▶ **Stated goal**:
Find and copy each line of the records where the string "matplotlib" shows up.

▶ **Dataset records**:
* * * * * * * * *
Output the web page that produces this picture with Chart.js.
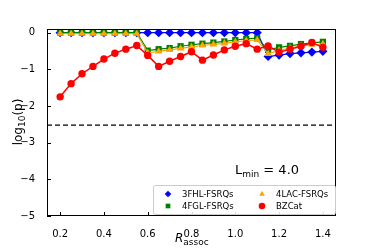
* * * * * * * * *
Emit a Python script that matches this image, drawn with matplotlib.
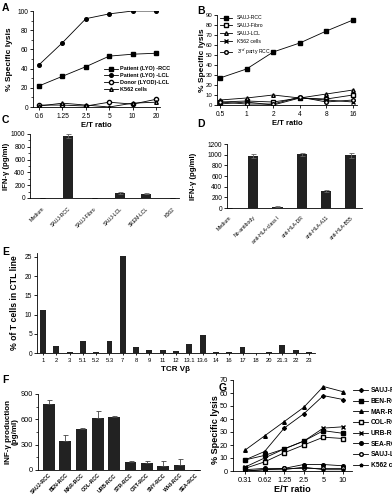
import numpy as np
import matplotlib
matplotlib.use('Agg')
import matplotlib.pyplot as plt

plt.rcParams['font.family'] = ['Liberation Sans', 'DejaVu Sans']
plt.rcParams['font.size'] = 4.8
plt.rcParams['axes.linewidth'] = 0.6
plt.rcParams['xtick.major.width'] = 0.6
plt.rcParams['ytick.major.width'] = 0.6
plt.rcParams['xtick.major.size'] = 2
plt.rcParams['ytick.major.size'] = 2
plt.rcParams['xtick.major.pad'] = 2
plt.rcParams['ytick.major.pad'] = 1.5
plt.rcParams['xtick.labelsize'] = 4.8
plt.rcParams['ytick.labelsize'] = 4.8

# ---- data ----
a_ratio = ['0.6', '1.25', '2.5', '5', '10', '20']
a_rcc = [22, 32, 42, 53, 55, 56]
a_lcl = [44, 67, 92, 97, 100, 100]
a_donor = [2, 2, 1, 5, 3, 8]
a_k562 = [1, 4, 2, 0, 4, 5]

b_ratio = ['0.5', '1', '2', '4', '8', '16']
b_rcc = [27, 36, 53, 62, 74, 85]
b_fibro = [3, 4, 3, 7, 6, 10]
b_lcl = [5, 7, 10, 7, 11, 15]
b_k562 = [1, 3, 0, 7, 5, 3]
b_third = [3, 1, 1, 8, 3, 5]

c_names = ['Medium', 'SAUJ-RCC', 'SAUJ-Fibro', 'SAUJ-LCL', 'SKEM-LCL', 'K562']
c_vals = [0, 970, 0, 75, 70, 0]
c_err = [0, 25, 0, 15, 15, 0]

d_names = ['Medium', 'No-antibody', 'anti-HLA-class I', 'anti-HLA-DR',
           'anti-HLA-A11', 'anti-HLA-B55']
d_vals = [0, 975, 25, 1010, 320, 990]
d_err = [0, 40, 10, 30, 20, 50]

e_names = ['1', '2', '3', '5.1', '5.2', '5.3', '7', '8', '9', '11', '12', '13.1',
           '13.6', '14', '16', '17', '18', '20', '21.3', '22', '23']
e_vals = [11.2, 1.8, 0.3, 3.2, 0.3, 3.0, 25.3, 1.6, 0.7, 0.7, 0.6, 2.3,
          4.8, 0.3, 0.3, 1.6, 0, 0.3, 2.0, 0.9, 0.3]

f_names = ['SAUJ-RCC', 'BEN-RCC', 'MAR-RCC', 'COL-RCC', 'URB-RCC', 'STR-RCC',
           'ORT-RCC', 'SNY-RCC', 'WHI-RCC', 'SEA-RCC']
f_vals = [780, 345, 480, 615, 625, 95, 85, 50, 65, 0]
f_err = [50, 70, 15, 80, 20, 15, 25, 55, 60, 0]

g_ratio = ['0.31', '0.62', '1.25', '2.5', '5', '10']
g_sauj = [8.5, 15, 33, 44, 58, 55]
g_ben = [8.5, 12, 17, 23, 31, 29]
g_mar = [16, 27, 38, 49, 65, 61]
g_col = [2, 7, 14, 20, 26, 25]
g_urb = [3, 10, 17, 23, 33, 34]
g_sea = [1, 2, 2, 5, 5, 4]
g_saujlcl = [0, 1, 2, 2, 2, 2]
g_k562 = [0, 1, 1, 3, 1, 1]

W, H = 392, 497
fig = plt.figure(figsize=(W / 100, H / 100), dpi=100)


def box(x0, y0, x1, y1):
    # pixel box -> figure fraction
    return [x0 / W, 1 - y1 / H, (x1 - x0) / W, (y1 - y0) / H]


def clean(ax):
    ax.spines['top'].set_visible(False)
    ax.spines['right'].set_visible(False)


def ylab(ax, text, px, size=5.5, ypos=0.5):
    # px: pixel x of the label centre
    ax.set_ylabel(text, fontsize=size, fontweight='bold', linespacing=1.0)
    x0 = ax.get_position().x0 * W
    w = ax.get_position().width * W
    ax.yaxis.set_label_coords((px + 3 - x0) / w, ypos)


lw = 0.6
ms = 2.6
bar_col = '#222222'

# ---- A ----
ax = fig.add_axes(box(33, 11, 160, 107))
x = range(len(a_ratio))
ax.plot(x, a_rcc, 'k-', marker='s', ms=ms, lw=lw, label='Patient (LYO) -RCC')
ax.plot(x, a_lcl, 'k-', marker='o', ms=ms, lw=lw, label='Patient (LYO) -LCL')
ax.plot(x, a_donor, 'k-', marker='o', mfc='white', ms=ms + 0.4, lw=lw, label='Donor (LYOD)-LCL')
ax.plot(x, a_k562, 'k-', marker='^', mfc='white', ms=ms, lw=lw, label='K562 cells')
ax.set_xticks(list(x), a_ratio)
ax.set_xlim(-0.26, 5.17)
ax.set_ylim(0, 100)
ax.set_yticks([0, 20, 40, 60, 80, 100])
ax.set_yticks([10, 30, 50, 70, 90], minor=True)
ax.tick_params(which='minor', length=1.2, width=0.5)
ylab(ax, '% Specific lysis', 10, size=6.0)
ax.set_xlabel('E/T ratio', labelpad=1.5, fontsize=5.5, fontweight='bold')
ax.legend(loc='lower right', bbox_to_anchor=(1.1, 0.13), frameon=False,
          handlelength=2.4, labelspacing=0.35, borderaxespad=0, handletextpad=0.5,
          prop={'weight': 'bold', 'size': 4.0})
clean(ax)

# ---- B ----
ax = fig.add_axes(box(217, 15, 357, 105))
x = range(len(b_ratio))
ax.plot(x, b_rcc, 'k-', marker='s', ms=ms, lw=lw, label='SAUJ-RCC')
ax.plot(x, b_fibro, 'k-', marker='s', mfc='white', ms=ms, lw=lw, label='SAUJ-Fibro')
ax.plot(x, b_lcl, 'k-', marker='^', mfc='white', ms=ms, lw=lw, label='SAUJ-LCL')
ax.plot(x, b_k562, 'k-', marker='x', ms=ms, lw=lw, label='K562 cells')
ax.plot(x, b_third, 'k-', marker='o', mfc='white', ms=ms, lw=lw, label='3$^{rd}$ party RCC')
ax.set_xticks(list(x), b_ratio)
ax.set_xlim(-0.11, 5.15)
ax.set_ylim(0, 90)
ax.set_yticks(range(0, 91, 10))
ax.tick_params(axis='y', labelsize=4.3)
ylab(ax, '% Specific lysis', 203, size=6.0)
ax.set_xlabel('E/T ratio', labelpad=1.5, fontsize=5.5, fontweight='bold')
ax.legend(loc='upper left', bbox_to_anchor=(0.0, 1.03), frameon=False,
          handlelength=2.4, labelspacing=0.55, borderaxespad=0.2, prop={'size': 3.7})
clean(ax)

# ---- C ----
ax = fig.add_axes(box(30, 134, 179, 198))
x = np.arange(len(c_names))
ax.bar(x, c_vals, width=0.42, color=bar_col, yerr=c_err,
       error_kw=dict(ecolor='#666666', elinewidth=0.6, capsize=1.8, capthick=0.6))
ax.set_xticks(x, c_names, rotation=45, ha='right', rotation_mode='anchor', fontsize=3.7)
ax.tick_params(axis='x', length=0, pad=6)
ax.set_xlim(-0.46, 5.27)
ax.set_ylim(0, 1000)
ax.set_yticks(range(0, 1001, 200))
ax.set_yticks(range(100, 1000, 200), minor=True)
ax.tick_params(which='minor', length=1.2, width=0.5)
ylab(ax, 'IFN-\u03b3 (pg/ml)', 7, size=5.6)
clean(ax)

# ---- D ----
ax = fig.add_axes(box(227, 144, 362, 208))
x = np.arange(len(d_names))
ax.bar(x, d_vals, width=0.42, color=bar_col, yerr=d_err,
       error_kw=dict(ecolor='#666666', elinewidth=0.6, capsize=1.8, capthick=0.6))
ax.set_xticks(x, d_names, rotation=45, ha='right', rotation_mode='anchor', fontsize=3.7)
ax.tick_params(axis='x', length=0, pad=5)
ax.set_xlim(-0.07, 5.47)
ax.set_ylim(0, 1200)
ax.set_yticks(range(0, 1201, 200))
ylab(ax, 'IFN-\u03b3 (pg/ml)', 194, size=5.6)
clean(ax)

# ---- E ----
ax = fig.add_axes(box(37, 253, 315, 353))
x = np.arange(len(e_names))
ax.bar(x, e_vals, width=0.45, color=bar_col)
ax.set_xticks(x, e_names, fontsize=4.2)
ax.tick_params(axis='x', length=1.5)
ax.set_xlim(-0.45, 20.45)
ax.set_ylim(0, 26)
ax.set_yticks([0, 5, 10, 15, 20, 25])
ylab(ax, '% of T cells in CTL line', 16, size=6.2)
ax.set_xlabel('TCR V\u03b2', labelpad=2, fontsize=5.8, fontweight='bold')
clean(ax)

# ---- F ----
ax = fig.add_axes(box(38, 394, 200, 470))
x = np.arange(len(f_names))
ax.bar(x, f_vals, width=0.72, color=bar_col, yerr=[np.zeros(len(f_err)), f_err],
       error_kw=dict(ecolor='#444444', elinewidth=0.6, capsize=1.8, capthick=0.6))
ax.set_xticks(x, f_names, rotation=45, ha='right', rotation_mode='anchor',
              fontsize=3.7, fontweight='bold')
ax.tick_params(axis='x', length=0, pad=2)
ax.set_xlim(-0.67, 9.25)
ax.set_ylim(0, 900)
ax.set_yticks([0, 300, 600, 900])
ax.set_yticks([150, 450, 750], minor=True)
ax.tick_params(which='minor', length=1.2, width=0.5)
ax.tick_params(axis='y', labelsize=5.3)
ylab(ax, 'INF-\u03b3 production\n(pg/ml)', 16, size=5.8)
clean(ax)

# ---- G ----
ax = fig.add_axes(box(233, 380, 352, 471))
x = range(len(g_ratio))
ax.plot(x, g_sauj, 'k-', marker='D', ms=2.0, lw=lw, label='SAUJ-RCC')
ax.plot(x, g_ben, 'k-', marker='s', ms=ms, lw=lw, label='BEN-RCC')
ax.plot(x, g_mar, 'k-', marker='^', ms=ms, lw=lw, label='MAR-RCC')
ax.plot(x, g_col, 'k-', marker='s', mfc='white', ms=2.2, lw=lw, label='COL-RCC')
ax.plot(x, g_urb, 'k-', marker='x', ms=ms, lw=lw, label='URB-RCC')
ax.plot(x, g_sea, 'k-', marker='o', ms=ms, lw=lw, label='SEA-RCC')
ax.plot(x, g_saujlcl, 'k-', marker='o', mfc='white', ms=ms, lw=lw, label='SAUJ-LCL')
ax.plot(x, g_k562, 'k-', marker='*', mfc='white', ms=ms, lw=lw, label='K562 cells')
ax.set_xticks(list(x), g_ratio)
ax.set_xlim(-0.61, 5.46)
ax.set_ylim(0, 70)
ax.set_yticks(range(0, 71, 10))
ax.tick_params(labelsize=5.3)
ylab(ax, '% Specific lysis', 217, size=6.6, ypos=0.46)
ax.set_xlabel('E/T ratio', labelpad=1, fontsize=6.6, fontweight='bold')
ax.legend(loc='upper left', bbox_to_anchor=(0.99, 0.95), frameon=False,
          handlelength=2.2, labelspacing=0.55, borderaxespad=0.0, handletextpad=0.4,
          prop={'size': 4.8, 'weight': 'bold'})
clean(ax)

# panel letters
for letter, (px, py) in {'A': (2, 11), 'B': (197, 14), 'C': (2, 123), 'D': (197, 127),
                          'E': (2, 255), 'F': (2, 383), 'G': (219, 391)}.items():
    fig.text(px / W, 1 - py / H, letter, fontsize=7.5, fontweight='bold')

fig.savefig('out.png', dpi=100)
* * * * * * * * *
▶ **Response to the exercise**:
Emit a Python script that matches this image, drawn with matplotlib.
import matplotlib
matplotlib.use('Agg')
import matplotlib.pyplot as plt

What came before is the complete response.